Oh…and as for surge…yes, this occurred at astronomical high tide, but 14 feet of water is still 14 feet of water…and 9 feet of actual surge above expected tide is still 9 feet of surge…which rivals most category TWO hurricanes, let alone category 1. And that amount of water can and will do catastrophic damage anywhere…Florida, Texas or NYC. The location only matters because the city is valuable property and the morphology of the sea floor and river system of the city made the situation worse.
But I repeat my challenge. Find any hurricane that made landfall with max sustained winds of 85 or less…and then find one verified sustained wind report of greater than 74 mph. You won’t be successful, but I wish you luck.

Catcracking
December 5, 2012 9:10 pm

I find it disapointing that a government agency is so poorly managed that they can’t use common sense when a masssive storm is hitting a highly populated area and issue warnings. Are they so stupid that they split hairs over defining the storm. We all knew that it was very dangerous through other means of warnings.
Even though the National Hurricane center apparently was handcuffed over semantics, As one residing in New Jersey, I can say without any reservations that we were adequately warned that this was a massive, dangerous storm and we were given opportunity to take measures and most took this advice seriously.. Our Governor took this seriously and strongly communicated measures that need to be taken including extensive evacuation of potentially affected areas.
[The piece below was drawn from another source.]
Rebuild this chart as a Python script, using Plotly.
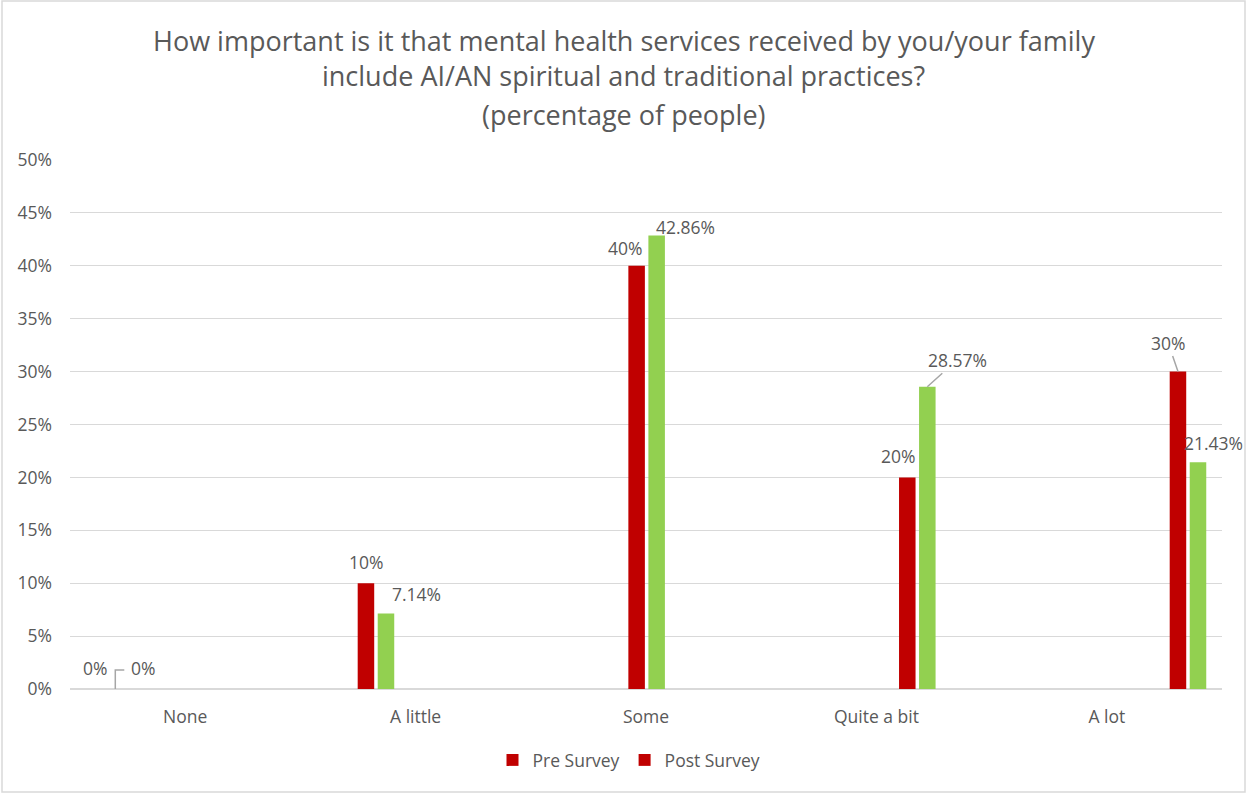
import plotly.graph_objects as go

# Survey answers and the share of people giving each answer
categories = ["None", "A little", "Some", "Quite a bit", "A lot"]
pre_survey = [0.0, 10.0, 40.0, 20.0, 30.0]
post_survey = [0.0, 7.14, 42.86, 28.57, 21.43]
series_names = ["Pre Survey", "Post Survey"]
y_ticks = [0, 5, 10, 15, 20, 25, 30, 35, 40, 45, 50]
title_lines = [
    "How important is it that mental health services received by you/your family",
    "include AI/AN spiritual and traditional practices?",
    "(percentage of people)",
]

RED = "#C00000"
GREEN = "#92D050"
TEXT = "#595959"
GRID = "#D9D9D9"
LEADER = "#A6A6A6"
FONT = "Open Sans, Segoe UI, Calibri, sans-serif"
FS = 17.5

# plot-area geometry (pixels)
L, R, T, B = 70, 25, 160, 105
W = 1247 - L - R
H = 794 - T - B


def py(pixel_y):
    """Convert a page y pixel into a paper fraction."""
    return (T + H - pixel_y) / H


def px(pixel_x):
    """Convert a page x pixel into a paper fraction."""
    return (pixel_x - L) / W


def fmt(v):
    return f"{v:g}%"


fig = go.Figure()

fig.add_trace(go.Bar(x=categories, y=pre_survey, name=series_names[0],
                     marker=dict(color=RED, line=dict(width=0)),
                     showlegend=False, xaxis="x", yaxis="y"))
fig.add_trace(go.Bar(x=categories, y=post_survey, name=series_names[1],
                     marker=dict(color=GREEN, line=dict(width=0)),
                     showlegend=False, xaxis="x", yaxis="y"))

# legend entries (both shown with the red swatch)
for nm in series_names:
    fig.add_trace(go.Scatter(x=[None], y=[None], mode="markers", name=nm,
                             marker=dict(symbol="square", size=11, color=RED)))

# carrier trace for the category labels axis
fig.add_trace(go.Scatter(x=categories, y=[0] * len(categories), mode="markers",
                         marker=dict(opacity=0), xaxis="x2", yaxis="y",
                         showlegend=False, hoverinfo="skip"))

# data labels: (series index, category index, dx, dy, leader)
HALF = 10  # pixel offset of each bar from its group centre
label_spec = [
    (0, 0, 0, -21, None),
    (1, 0, 28, -21, "L"),
    (0, 1, 0, -21, None),
    (1, 1, 31, -19, None),
    (0, 2, -12, -18, None),
    (1, 2, 29, -9, None),
    (0, 3, -9, -21, None),
    (1, 3, 30, -27, "arrow"),
    (0, 4, -10, -29, "arrow"),
    (1, 4, 16, -19, None),
]
series_vals = [pre_survey, post_survey]
for s, c, dx, dy, lead in label_spec:
    v = series_vals[s][c]
    bx = -HALF if s == 0 else HALF
    if lead == "arrow":
        fig.add_annotation(x=categories[c], y=v, xref="x", yref="y",
                           xshift=bx, text=fmt(v), showarrow=True,
                           arrowhead=0, arrowwidth=1.5, arrowcolor=LEADER,
                           ax=dx, ay=dy, standoff=0,
                           font=dict(family=FONT, size=FS, color=TEXT))
    else:
        fig.add_annotation(x=categories[c], y=v, xref="x", yref="y",
                           xshift=bx + dx, yshift=-dy, text=fmt(v),
                           showarrow=False,
                           font=dict(family=FONT, size=FS, color=TEXT))
        if lead == "L":
            fig.add_shape(type="path", xref="x", yref="y",
                          xsizemode="pixel", ysizemode="pixel",
                          xanchor=c, yanchor=v,
                          path=f"M {bx},0 L {bx},{-dy - 2} L {bx + 9},{-dy - 2}",
                          line=dict(color=LEADER, width=1.5))

# chart title, one annotation per line
for line, yc in zip(title_lines, [40, 75, 114]):
    fig.add_annotation(x=0.5, xref="paper", xshift=(1247 / 2) - (L + W / 2),
                       y=py(yc), yref="paper", yanchor="middle",
                       text=line, showarrow=False,
                       font=dict(family=FONT, size=27, color=TEXT))

# outer chart border
fig.add_shape(type="rect", xref="paper", yref="paper",
              x0=px(2), x1=px(1245), y0=py(792), y1=py(1),
              line=dict(color=GRID, width=1.5), fillcolor="rgba(0,0,0,0)",
              layer="below")

fig.update_layout(
    width=1247, height=794,
    margin=dict(l=L, r=R, t=T, b=B),
    paper_bgcolor="white", plot_bgcolor="white",
    barmode="group", bargap=0.852, bargroupgap=0.175,
    font=dict(family=FONT, size=FS, color=TEXT),
    xaxis=dict(type="category", categoryarray=categories,
               range=[-0.1304, 4.1257], showticklabels=False,
               showgrid=False, zeroline=False, showline=False, fixedrange=True),
    xaxis2=dict(type="category", categoryarray=categories, overlaying="x",
                anchor="y", side="bottom", range=[-0.5, 4.5],
                showgrid=False, zeroline=False, showline=False,
                ticks="", ticklabelstandoff=15,
                tickfont=dict(family=FONT, size=FS, color=TEXT)),
    yaxis=dict(range=[0, 50], tickvals=y_ticks,
               ticktext=[f"{t}%" for t in y_ticks],
               showgrid=True, gridcolor=GRID, gridwidth=1,
               zeroline=True, zerolinecolor=GRID, zerolinewidth=1.5,
               showline=False, ticks="", ticklabelstandoff=17,
               tickfont=dict(family=FONT, size=FS, color=TEXT)),
    legend=dict(orientation="h", x=px(629), xanchor="center",
                y=py(760), yanchor="middle",
                font=dict(family=FONT, size=FS, color=TEXT),
                itemsizing="constant", bgcolor="rgba(0,0,0,0)"),
)

fig.write_html("out.html")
While some seem to emphasize that this was not a full blown hurricane, it does not matter since massive areas over 100 miles from the path lost electricity for periods as long as 2 weeks and a storm surge over 13 feet was experienced over 100 miles north of the storm track. As others mentioned there were other factors that contributed to the impact of the storm like a lingering NE storm, high monthly tides, etc.